Some army reinforcements have already been repelled by the KNU en route to the town, and Nadah Htoo said KNU’s political administrator would only take control of Myawaddy after the military operation concluded.

The junta is keen to regain control of Myawaddy, a critical trading centre and its main gateway to Southeast Asia, Davis said.

Around 14% of Myanmar’s total trade via land borders between April 2023 and March 2024 – totalling about $1.15 billion – went through Myawaddy, according to government data.

Control of territory near the borders can also be lucrative: the UN and the British government have in the last year accused senior KNA leaders of using territory near Myawaddy to run scam centres and illegal casinos.

Reuters could not determine how resistance forces have deployed the customs revenue collected at border points they control. The ISP think-tank said trade at some crossings was suspended.

 

END GAME

Losses around Myanmar’s frontiers have increasingly pushed the army into Myanmar’s Buddhist-dominated heartland, once fertile army recruiting ground.

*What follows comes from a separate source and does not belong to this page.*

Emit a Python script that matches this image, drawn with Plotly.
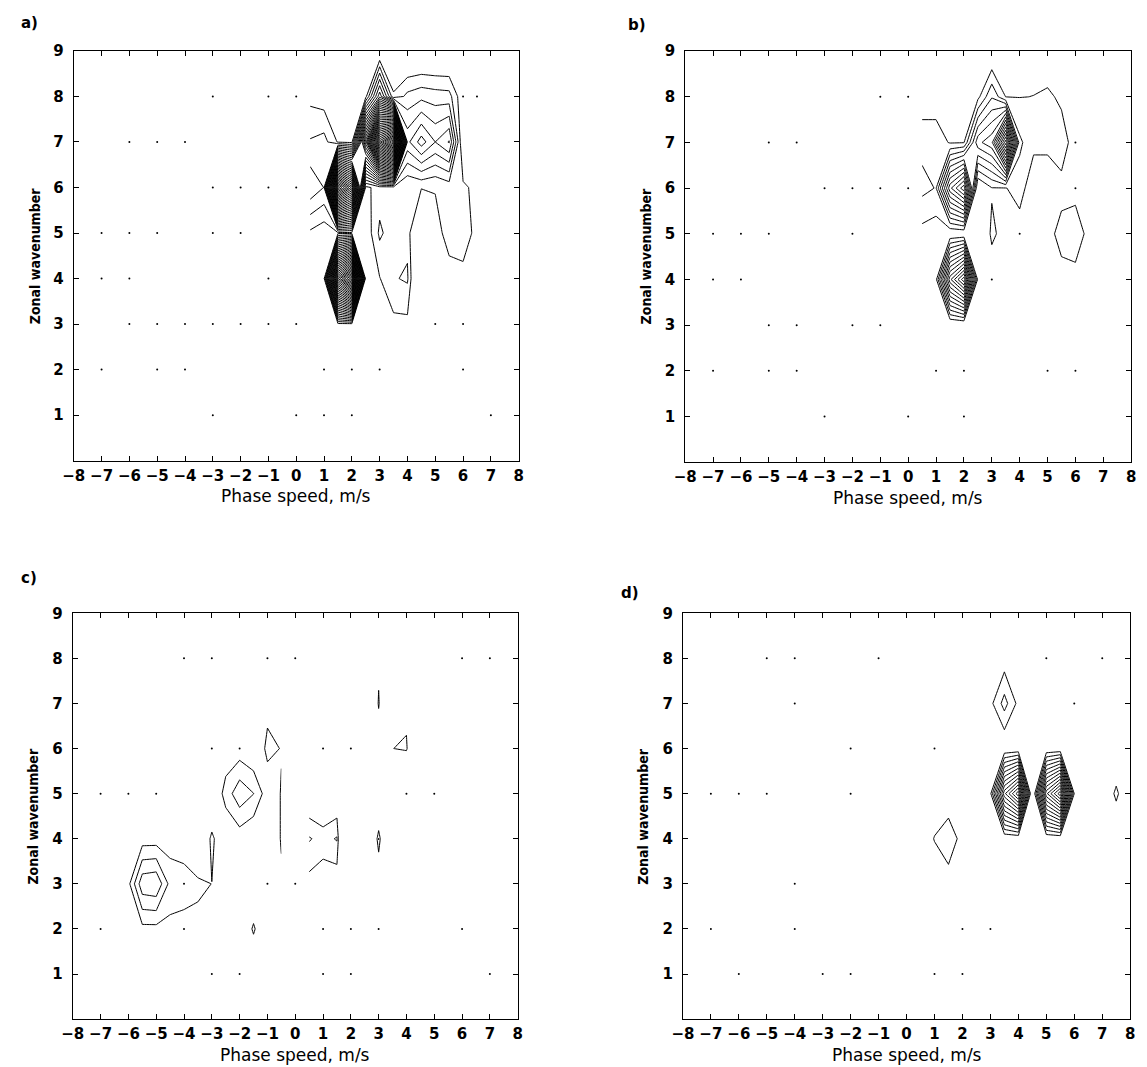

The junta is now ensnared there in a low-intensity conflict with hundreds of militia groups known as People’s Defence Forces (PDFs), many of whom are aligned with the KNU and a shadow administration that includes members of the deposed civilian government.

The junta remains a formidable opponent likely to retain control over government and the heartland, unless there was a mutiny or external intervention, Morgan Michaels of the International Institute for Strategic Studies wrote in a March analysis.

However, military setbacks closer to central Myanmar could cut off the junta’s access to key transport arteries and deal a major psychological blow to its army, already bleeding troops, said Davis, adding that it could “accelerate its retreat and potential collapse.”

Either way, KNU officials, rebel fighters and analysts foresee more violence and no easy victory, even as the resistance pushes to coordinate operations and retain momentum.

“In our country (there are) so many groups and so many differences,” said Saw Taw Nee. “We will take time and we will be united.”